Nossa dificuldade imanente em convivermos, e lembrem que convivência não é tolerância, com o diferente vai nos empurrar para dois caminhos prováveis: apatia geral ou conflito. Saberemos quando a população aumentar a ponto de simplesmente não pudermos sequer fingir que podemos nos ignorar.

Apesar de tanta negatividade, eu acredito na espécie.

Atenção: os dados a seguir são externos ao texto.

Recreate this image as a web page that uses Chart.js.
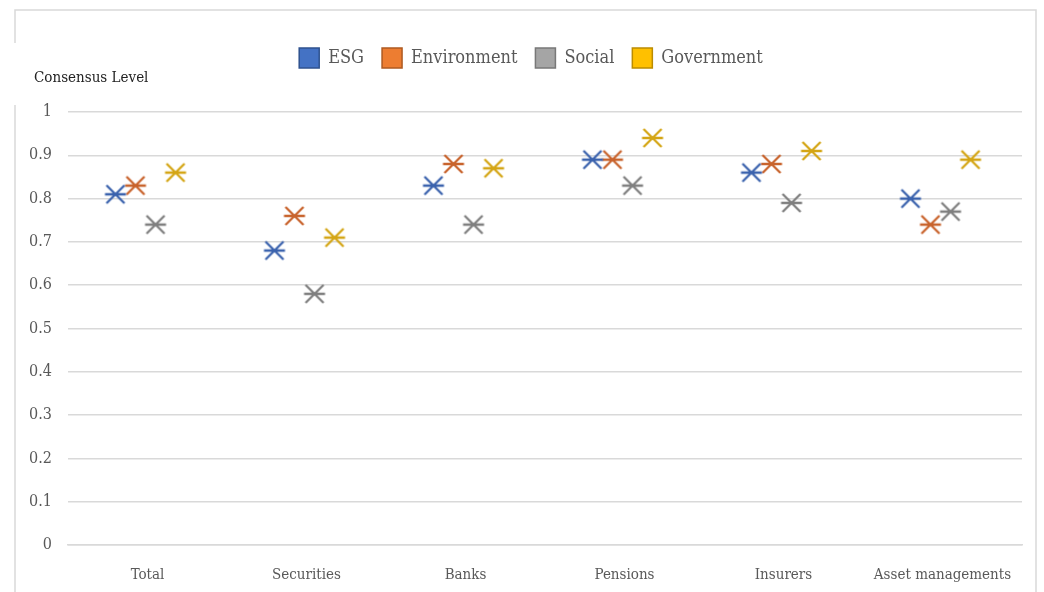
<!DOCTYPE html>
<html>
<head>
<meta charset="utf-8">
<script src="https://cdn.jsdelivr.net/npm/chart.js@4/dist/chart.umd.min.js"></script>
<style>
  html, body { margin: 0; padding: 0; background: #fff; }
  #wrap { width: 1044px; height: 592px; position: relative; }
</style>
</head>
<body>
<div id="wrap"><canvas id="chart"></canvas></div>
<script>
const categories = ["Total", "Securities", "Banks", "Pensions", "Insurers", "Asset managements"]
const seriesNames = ["ESG", "Environment", "Social", "Government"]
const esg = [0.81, 0.68, 0.83, 0.89, 0.86, 0.80]
const environment = [0.83, 0.76, 0.88, 0.89, 0.88, 0.74]
const social = [0.74, 0.58, 0.74, 0.83, 0.79, 0.77]
const government = [0.86, 0.71, 0.87, 0.94, 0.91, 0.89]
const yTicks = [0, 0.1, 0.2, 0.3, 0.4, 0.5, 0.6, 0.7, 0.8, 0.9, 1]

const fillColors = ["#4472C4", "#ED7D31", "#A5A5A5", "#FFC000"]
const edgeColors = ["#2F528F", "#AE5A21", "#787878", "#BC8C00"]
const markColors = ["#3A62AD", "#C8632C", "#7F7F7F", "#D4A514"]
const FONT = "'DejaVu Serif Condensed', 'Liberation Serif', serif"

// six-armed star like Excel's marker
function starMarker(color) {
  const c = document.createElement("canvas")
  c.width = 24
  c.height = 24
  const g = c.getContext("2d")
  g.strokeStyle = color
  g.lineWidth = 2.3
  g.beginPath()
  g.moveTo(1.5, 12); g.lineTo(22.5, 12)
  g.moveTo(3, 3); g.lineTo(21, 21)
  g.moveTo(3, 21); g.lineTo(21, 3)
  g.stroke()
  return c
}

// slot offsets inside each category (like clustered columns)
const slot = 0.126
const allSeries = [esg, environment, social, government]
const datasets = allSeries.map((vals, k) => ({
  label: seriesNames[k],
  data: vals.map((v, i) => ({ x: i + (k - 1.6) * slot, y: v })),
  backgroundColor: fillColors[k],
  borderColor: edgeColors[k],
  borderWidth: 1.5,
  pointStyle: starMarker(markColors[k]),
  pointRadius: 10,
  pointHoverRadius: 10,
  showLine: false
}))

const framePlugin = {
  id: "frame",
  beforeDraw(chart) {
    const g = chart.ctx
    g.save()
    g.strokeStyle = "#D9D9D9"
    g.lineWidth = 1.5
    g.beginPath()
    g.moveTo(15, 43); g.lineTo(15, 10); g.lineTo(1036, 10); g.lineTo(1036, 592)
    g.moveTo(15, 105); g.lineTo(15, 592)
    g.stroke()
    g.fillStyle = "#222"
    g.font = "15px " + FONT
    g.textBaseline = "middle"
    g.fillText("Consensus Level", 34, 78)
    g.restore()
  }
}

// fixed legend height, and nudge it right like the original
const legendBox = {
  id: "legendBox",
  beforeInit(chart) {
    const fit = chart.legend.fit
    chart.legend.fit = function () {
      fit.bind(chart.legend)()
      this.height = 82
    }
  },
  afterLayout(chart) {
    chart.legend.left += 10
    chart.legend.right += 10
  }
}

new Chart(document.getElementById("chart"), {
  type: "scatter",
  data: { datasets },
  plugins: [framePlugin, legendBox],
  options: {
    responsive: true,
    maintainAspectRatio: false,
    animation: false,
    layout: { padding: { top: 30, right: 22, left: 20, bottom: 0 } },
    plugins: {
      legend: {
        position: "top",
        labels: {
          boxWidth: 20,
          boxHeight: 20,
          padding: 18,
          color: "#595959",
          font: { family: FONT, size: 18 }
        }
      },
      tooltip: { enabled: false }
    },
    scales: {
      x: {
        type: "linear",
        min: -0.5,
        max: categories.length - 0.5,
        afterBuildTicks(scale) {
          scale.ticks = categories.map((_, i) => ({ value: i }))
        },
        afterFit(scale) { scale.height = 47 },
        grid: { display: false },
        border: { color: "#D9D9D9", width: 1.5 },
        ticks: {
          padding: 13,
          color: "#595959",
          font: { family: FONT, size: 15 },
          callback: (v) => categories[v]
        }
      },
      y: {
        min: 0,
        max: 1,
        afterBuildTicks(scale) {
          scale.ticks = yTicks.map(v => ({ value: v }))
        },
        afterFit(scale) { scale.width = 48 },
        grid: { color: "#D9D9D9", lineWidth: 1.5, drawTicks: false },
        border: { display: false },
        ticks: {
          padding: 16,
          color: "#595959",
          font: { family: FONT, size: 16 },
          callback: (v) => String(v)
        }
      }
    }
  }
})
</script>
</body>
</html>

Quero crer que, um dia, as Ciências Sociais dirão que o conceito de "homem-invisível e/ou homem-função" não serão mais necessários, assim como espero que um dia o Ortega y Gasset não precise mais estar certo.

Portanto, finalizo estes já longos desabafo e teorização da seguinte maneira:

Se você não quer namorar alguém porque o acha esquisito demais para você sem sequer conhecê-lo.

Se você se revolta com a realidade porque o seu atual parceiro/a não é como você queria, e talvez por isso até fantasie com alguém mais adequado, quando não vai às vias-de-fato e o/a trai.

Se você se satisfaz em se referir a um desconhecido apenas pelo nome que designa sua função ou nicho social.

Se você torce o nariz porque o cara que passou ao seu lado fede ou se veste mal de acordo com o que você acha certo e bonito no mundo.

Se alguém discorda de você e por isso você o deseja queimando no inferno só pela discórdia, sem considerar a essência da opinião.

Se você prefere enfiar sua cabeça em um buraco, rodeando-se de gente que diz que és lindo/a e que está tudo perfeito contigo.

Se você acha que já há gente demais no mundo e que, por isso, um a menos não vai fazer diferença.

Não seja mais um filho da puta.

Este foi um texto de um ex-filho da puta lato sensu e que agora, a muito custo, faz o possível para ser um filho da puta strictu sensu. Eu me tornei uma pessoa menos odiosa e odiada, você também pode. Ambos temos 10 dedos, ambos sofremos e choramos, ambos sorrimos: ambos podemos pois ambos somos Homo sapiens sapiens.

Ninguém disse que será fácil, mas quando nascemos, já optamos invonluntariamente pelo desconforto. Agora, só voltando aos úteros de nossas mães, coisa que é estritamente impossível e, segundo a psicanálise, procuramos em nossas parcerias afetivas.

Vamos à luta, mas sem armas, hm?


P.S. Eu namoro uma pessoa que por um acaso tem psoríase e não tenho nenhuma vergonha dela. Não namoro uma psoriática, sequer hoje acho que namoro uma mulher ou uma natalense, nordestina ou indie. Repito: namoro uma pessoa, um ser humano. Ser este do qual me orgulho e cujos defeitos eu assumo.

Gosto muito da pessoa que ela é.

Quem sabe se enxergarmos mais pessoas e menos adjetivos, talvez vivamos em um lugar melhor.